■ Given problem ■
Repeat, exactly and only, the lines from the beginning of the data through the line with "(uapianalogy) at (1234,168)". Pictures are left out.

■ Source material ■
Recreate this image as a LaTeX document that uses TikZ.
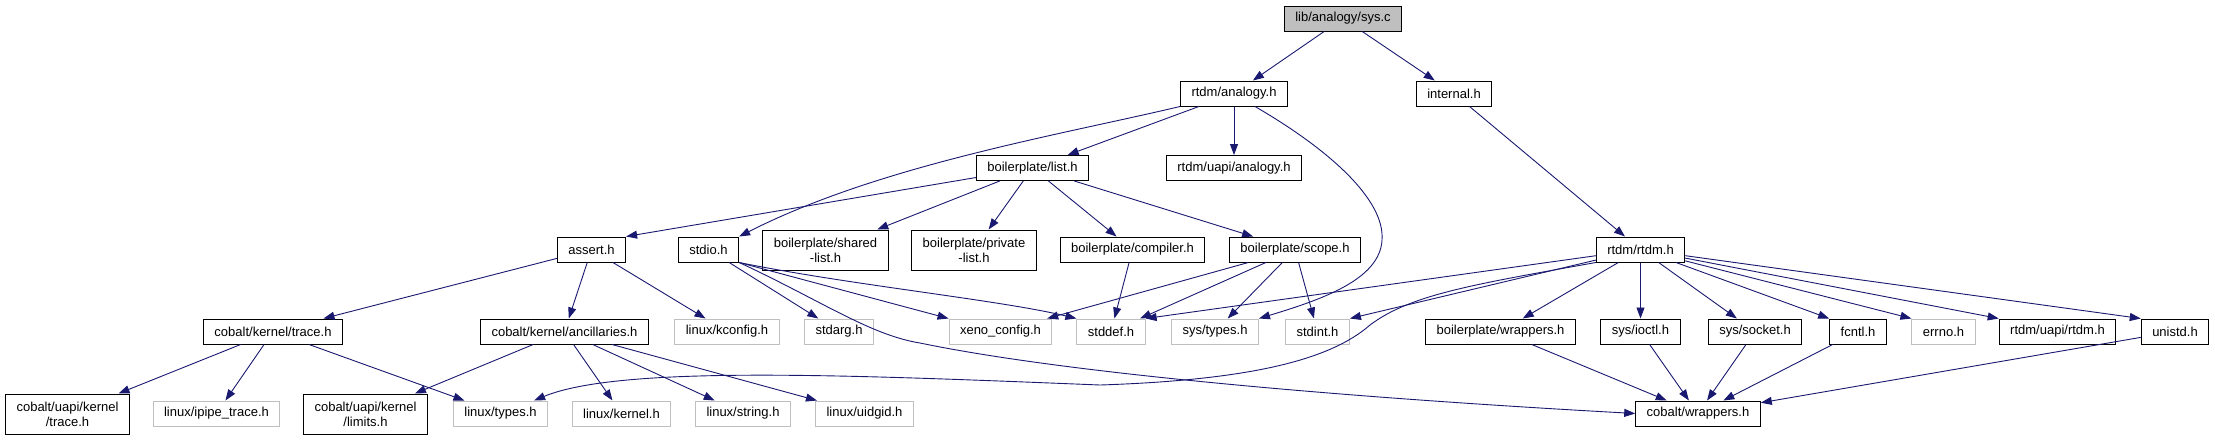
\documentclass[tikz,border=0pt]{standalone}
\usepackage{fontspec}
\setmainfont{Liberation Sans}
\usetikzlibrary{arrows.meta}
\definecolor{edgeblue}{HTML}{191970}
\definecolor{grey75}{HTML}{BFBFBF}
\tikzset{
  >={Triangle[length=11pt,width=8pt]},
  file/.style={draw=black, line width=1pt, inner xsep=11pt, inner ysep=0pt, minimum height=25pt, align=center, font=\fontsize{13}{15}\selectfont},
  extfile/.style={file, draw=grey75},
  twoline/.style={minimum height=40pt},
  dep/.style={->, draw=edgeblue, line width=0.9pt},
}
\begin{document}
\begin{tikzpicture}[x=1pt,y=-1pt]
\useasboundingbox (0,0) rectangle (2215,440);

\node[file, fill=grey75] (sys) at (1343,18.5) {lib/analogy/sys.c};

\node[file] (analogy) at (1234,93.5) {rtdm/analogy.h};
\node[file] (internal) at (1454,93.5) {internal.h};

\node[file] (list) at (1032.5,168) {boilerplate/list.h};
\node[file] (uapianalogy) at (1234,168) {rtdm/uapi/analogy.h};

\node[file] (assert) at (591.5,249.5) {assert.h};
\node[file] (stdio) at (708.5,249.5) {stdio.h};
\node[file, twoline] (sharedlist) at (825.5,250) {boilerplate/shared\\-list.h};
\node[file, twoline] (privatelist) at (974,250) {boilerplate/private\\-list.h};
\node[file] (compiler) at (1132.5,249.5) {boilerplate/compiler.h};
\node[file] (scope) at (1295,249.5) {boilerplate/scope.h};
\node[file] (rtdm) at (1640.5,249.5) {rtdm/rtdm.h};

\node[file] (ktrace) at (273,331.5) {cobalt/kernel/trace.h};
\node[file] (ancillaries) at (564.5,331.5) {cobalt/kernel/ancillaries.h};
\node[extfile] (kconfig) at (727,331.5) {linux/kconfig.h};
\node[extfile] (stdarg) at (839,331.5) {stdarg.h};
\node[extfile] (xeno) at (1000.5,331.5) {xeno\_config.h};
\node[extfile] (stddef) at (1111,331.5) {stddef.h};
\node[extfile] (systypes) at (1215,331.5) {sys/types.h};
\node[extfile] (stdint) at (1317.5,331.5) {stdint.h};
\node[file] (bpwrappers) at (1500.5,331.5) {boilerplate/wrappers.h};
\node[file] (ioctl) at (1640.5,331.5) {sys/ioctl.h};
\node[file] (socket) at (1755,331.5) {sys/socket.h};
\node[file] (fcntl) at (1858,331.5) {fcntl.h};
\node[extfile] (errno) at (1943.5,331.5) {errno.h};
\node[file] (uapirtdm) at (2057.5,331.5) {rtdm/uapi/rtdm.h};
\node[file] (unistd) at (2175,331.5) {unistd.h};

\node[file, twoline] (uapitrace) at (67.5,414) {cobalt/uapi/kernel\\/trace.h};
\node[extfile] (ipipe) at (216.5,413.5) {linux/ipipe\_trace.h};
\node[file, twoline] (limits) at (365.5,414) {cobalt/uapi/kernel\\/limits.h};
\node[extfile] (linuxtypes) at (500.5,413.5) {linux/types.h};
\node[extfile] (kernel) at (621.5,413.5) {linux/kernel.h};
\node[extfile] (string) at (743,413.5) {linux/string.h};
\node[extfile] (uidgid) at (864.5,413.5) {linux/uidgid.h};
\node[file] (cwrappers) at (1698,413.5) {cobalt/wrappers.h};

\draw[dep] (sys) -- (analogy);
\draw[dep] (sys) -- (internal);

\draw[dep] (analogy) -- (list);
\draw[dep] (analogy) -- (uapianalogy);
\draw[dep] (analogy.south west) .. controls (1060,135) and (880,165) .. (stdio.north east);
\draw[dep] ([xshift=21pt]analogy.south) .. controls (1330,150) and (1385,200) .. (1382,240) .. controls (1380,280) and (1320,300) .. (systypes.north east);
\draw[dep] (internal) -- (rtdm);

\draw[dep] (list) -- (assert.north east);
\draw[dep] (list) -- (sharedlist);
\draw[dep] (list) -- (privatelist);
\draw[dep] (list) -- (compiler);
\draw[dep] (list) -- (scope);

\draw[dep] (assert) -- (ktrace);
\draw[dep] (assert) -- (ancillaries);
\draw[dep] (assert) -- (kconfig);

\draw[dep] (stdio) -- (stdarg);
\draw[dep] (stdio.south east) -- (xeno.north west);
\draw[dep] (stdio.south east) .. controls (850,285) and (1000,300) .. (stddef.north west);
\draw[dep] (stdio.south east) .. controls (820,300) and (870,335) .. (920,343) .. controls (1050,370) and (1300,395) .. (cwrappers.west);

\draw[dep] (compiler) -- (stddef);
\draw[dep] (scope) -- (xeno);
\draw[dep] (scope) -- (stddef);
\draw[dep] (scope) -- (systypes);
\draw[dep] (scope) -- (stdint);

\draw[dep] (rtdm) -- (stddef.north east);
\draw[dep] (rtdm) -- (stdint.north east);
\draw[dep] (rtdm.south west) .. controls (1470,285) and (1410,295) .. (1370,325) .. controls (1330,360) and (1250,380) .. (1100,385) .. controls (850,375) and (620,365) .. ([xshift=-14pt]linuxtypes.north east);
\draw[dep] (rtdm) -- (bpwrappers);
\draw[dep] (rtdm) -- (ioctl);
\draw[dep] (rtdm) -- (socket);
\draw[dep] (rtdm) -- (fcntl.north west);
\draw[dep] (rtdm) -- (errno.north west);
\draw[dep] (rtdm) -- (uapirtdm.north west);
\draw[dep] (rtdm) -- (unistd.north west);

\draw[dep] (ktrace) -- (uapitrace);
\draw[dep] (ktrace) -- (ipipe);
\draw[dep] (ktrace) -- (linuxtypes);
\draw[dep] (ancillaries) -- (limits);
\draw[dep] (ancillaries) -- (kernel);
\draw[dep] (ancillaries) -- (string);
\draw[dep] (ancillaries) -- (uidgid);

\draw[dep] (bpwrappers) -- (cwrappers);
\draw[dep] (ioctl) -- (cwrappers);
\draw[dep] (socket) -- (cwrappers);
\draw[dep] (fcntl) -- (cwrappers);
\draw[dep] (unistd) -- (cwrappers);
\end{tikzpicture}
\end{document}
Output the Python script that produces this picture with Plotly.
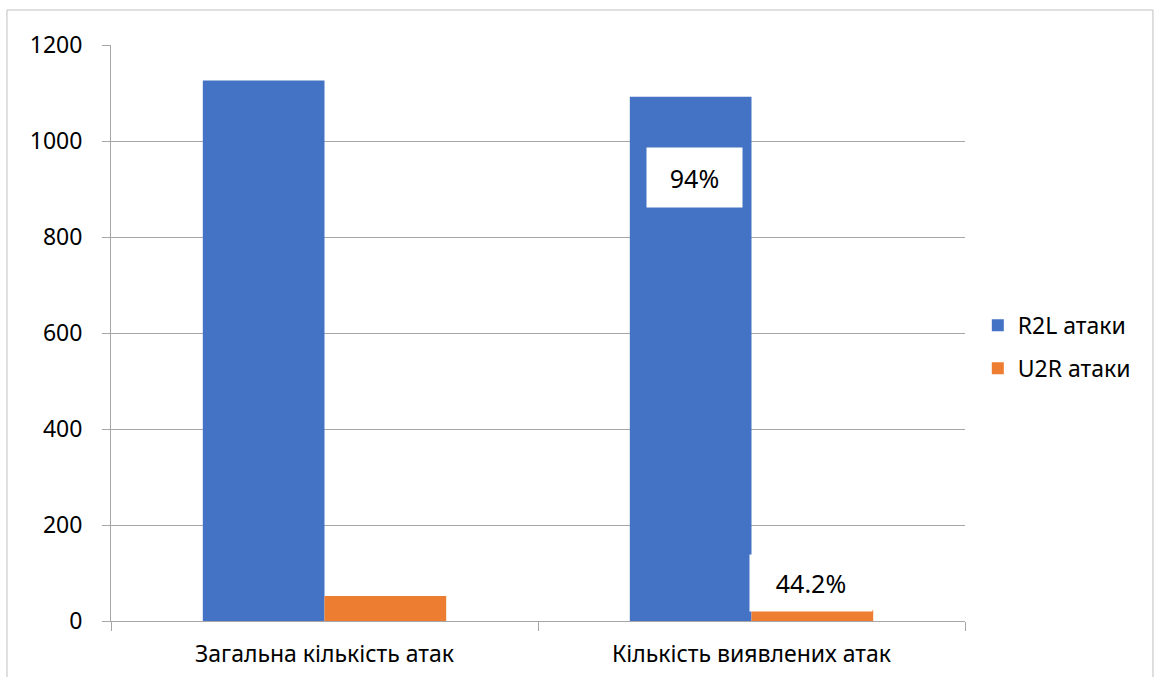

■ Final answer ■
Recreate this image as a LaTeX document that uses TikZ.
\documentclass[tikz,border=0pt]{standalone}
\usepackage{fontspec}
\setmainfont{Liberation Sans}
\usetikzlibrary{arrows.meta}
\definecolor{edgeblue}{HTML}{191970}
\definecolor{grey75}{HTML}{BFBFBF}
\tikzset{
  >={Triangle[length=11pt,width=8pt]},
  file/.style={draw=black, line width=1pt, inner xsep=11pt, inner ysep=0pt, minimum height=25pt, align=center, font=\fontsize{13}{15}\selectfont},
  extfile/.style={file, draw=grey75},
  twoline/.style={minimum height=40pt},
  dep/.style={->, draw=edgeblue, line width=0.9pt},
}
\begin{document}
\begin{tikzpicture}[x=1pt,y=-1pt]
\useasboundingbox (0,0) rectangle (2215,440);

\node[file, fill=grey75] (sys) at (1343,18.5) {lib/analogy/sys.c};

\node[file] (analogy) at (1234,93.5) {rtdm/analogy.h};
\node[file] (internal) at (1454,93.5) {internal.h};

\node[file] (list) at (1032.5,168) {boilerplate/list.h};
\node[file] (uapianalogy) at (1234,168) {rtdm/uapi/analogy.h};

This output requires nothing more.